Material provided »
'''
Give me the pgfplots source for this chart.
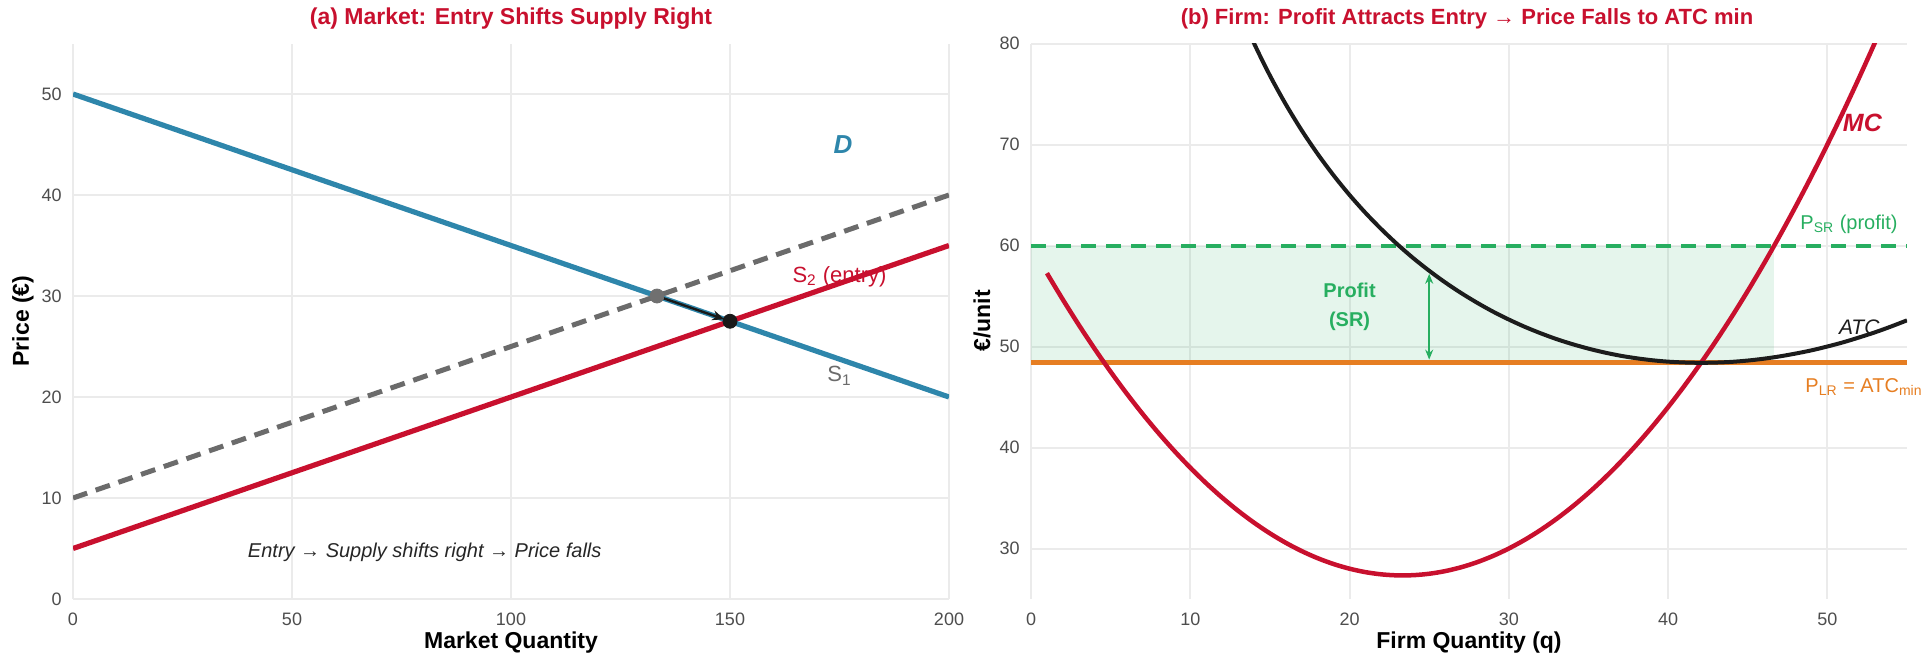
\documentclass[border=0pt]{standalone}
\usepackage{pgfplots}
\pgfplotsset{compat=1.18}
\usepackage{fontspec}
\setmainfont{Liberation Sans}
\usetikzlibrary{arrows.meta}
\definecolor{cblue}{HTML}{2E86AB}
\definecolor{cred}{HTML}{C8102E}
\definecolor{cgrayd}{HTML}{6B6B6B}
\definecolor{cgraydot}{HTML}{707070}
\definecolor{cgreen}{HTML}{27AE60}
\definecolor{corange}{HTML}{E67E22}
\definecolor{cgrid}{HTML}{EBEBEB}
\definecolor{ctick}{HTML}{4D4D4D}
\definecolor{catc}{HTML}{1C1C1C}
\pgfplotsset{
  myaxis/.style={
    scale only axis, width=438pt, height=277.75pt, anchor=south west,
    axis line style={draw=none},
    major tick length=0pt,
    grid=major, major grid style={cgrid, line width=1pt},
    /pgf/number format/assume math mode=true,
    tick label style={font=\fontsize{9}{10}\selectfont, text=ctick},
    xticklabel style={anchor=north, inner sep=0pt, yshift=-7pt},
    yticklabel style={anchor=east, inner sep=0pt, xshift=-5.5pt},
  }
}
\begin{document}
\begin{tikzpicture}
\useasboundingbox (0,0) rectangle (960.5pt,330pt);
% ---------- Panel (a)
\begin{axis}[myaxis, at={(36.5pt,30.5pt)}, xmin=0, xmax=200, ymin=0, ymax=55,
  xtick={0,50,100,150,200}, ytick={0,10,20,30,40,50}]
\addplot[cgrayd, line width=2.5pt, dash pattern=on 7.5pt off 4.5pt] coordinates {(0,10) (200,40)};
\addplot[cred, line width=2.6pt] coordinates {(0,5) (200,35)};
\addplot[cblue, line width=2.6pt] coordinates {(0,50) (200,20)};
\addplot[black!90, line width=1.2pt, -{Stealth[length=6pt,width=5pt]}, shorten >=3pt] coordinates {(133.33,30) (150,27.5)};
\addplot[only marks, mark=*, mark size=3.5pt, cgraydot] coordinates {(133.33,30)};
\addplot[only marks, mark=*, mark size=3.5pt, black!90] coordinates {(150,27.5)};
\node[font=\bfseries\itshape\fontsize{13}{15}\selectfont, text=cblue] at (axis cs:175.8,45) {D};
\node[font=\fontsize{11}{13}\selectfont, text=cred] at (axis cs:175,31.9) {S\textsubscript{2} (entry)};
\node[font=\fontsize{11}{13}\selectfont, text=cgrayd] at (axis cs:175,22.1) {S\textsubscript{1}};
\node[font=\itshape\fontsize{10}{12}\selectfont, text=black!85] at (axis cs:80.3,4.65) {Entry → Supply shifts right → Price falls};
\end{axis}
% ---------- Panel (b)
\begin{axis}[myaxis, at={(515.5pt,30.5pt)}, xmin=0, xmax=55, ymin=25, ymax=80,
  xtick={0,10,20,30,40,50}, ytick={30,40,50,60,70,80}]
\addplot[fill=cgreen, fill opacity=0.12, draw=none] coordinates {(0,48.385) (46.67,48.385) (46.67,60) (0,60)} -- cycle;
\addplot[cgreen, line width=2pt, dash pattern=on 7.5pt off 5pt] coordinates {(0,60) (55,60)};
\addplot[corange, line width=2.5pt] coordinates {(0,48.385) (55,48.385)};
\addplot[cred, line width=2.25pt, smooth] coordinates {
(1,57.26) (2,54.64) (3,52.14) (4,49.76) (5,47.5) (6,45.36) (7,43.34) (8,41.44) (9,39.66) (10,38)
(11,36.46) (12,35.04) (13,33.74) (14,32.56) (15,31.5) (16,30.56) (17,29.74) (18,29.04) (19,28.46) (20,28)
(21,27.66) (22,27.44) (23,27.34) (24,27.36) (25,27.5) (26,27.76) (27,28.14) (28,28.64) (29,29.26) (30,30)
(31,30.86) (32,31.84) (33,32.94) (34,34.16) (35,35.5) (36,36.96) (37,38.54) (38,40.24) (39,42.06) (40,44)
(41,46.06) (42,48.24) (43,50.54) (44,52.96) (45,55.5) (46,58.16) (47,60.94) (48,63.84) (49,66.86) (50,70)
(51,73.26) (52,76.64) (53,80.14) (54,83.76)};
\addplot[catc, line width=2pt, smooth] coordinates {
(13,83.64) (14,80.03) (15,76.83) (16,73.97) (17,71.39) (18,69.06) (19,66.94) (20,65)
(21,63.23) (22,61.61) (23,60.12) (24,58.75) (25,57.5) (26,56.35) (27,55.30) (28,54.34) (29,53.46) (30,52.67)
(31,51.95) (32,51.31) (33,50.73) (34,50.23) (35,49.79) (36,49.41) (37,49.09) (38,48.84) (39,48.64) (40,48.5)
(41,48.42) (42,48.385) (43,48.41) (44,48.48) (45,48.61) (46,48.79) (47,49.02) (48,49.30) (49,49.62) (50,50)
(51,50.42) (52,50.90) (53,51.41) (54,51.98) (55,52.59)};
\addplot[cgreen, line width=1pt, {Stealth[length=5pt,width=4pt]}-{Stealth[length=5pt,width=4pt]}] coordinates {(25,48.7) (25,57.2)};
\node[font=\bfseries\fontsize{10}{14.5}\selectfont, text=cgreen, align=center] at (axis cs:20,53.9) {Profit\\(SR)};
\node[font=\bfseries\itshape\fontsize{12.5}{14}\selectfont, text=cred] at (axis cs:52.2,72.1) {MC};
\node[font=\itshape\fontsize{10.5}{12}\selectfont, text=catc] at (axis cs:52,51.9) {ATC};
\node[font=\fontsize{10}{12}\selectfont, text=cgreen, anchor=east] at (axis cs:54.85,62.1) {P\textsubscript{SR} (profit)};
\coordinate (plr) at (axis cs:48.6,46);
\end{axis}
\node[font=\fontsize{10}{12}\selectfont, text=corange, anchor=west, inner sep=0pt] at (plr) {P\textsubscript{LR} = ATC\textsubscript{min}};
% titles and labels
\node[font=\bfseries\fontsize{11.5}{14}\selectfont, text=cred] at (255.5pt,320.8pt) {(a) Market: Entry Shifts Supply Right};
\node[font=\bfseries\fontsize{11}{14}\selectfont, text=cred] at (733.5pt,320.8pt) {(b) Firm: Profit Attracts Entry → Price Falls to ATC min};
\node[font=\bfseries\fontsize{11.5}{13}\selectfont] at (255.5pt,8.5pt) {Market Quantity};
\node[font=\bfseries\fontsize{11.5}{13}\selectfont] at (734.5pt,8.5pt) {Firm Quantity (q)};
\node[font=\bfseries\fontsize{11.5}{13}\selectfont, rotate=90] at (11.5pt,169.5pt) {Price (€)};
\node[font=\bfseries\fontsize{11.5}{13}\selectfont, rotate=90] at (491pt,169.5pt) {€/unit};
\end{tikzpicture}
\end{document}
'''
'''
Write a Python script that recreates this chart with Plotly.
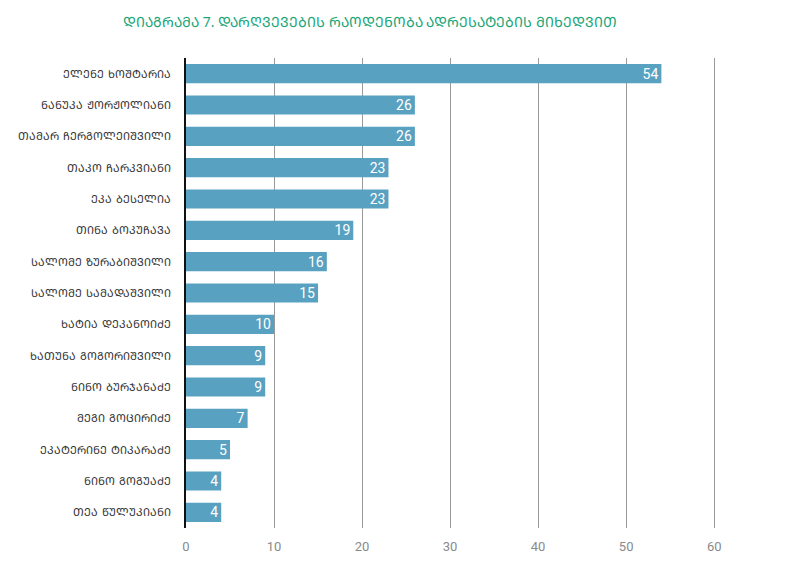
'''
Stated exercise » Answer with one number only: how many lines above contain the word "chart".

The response » 2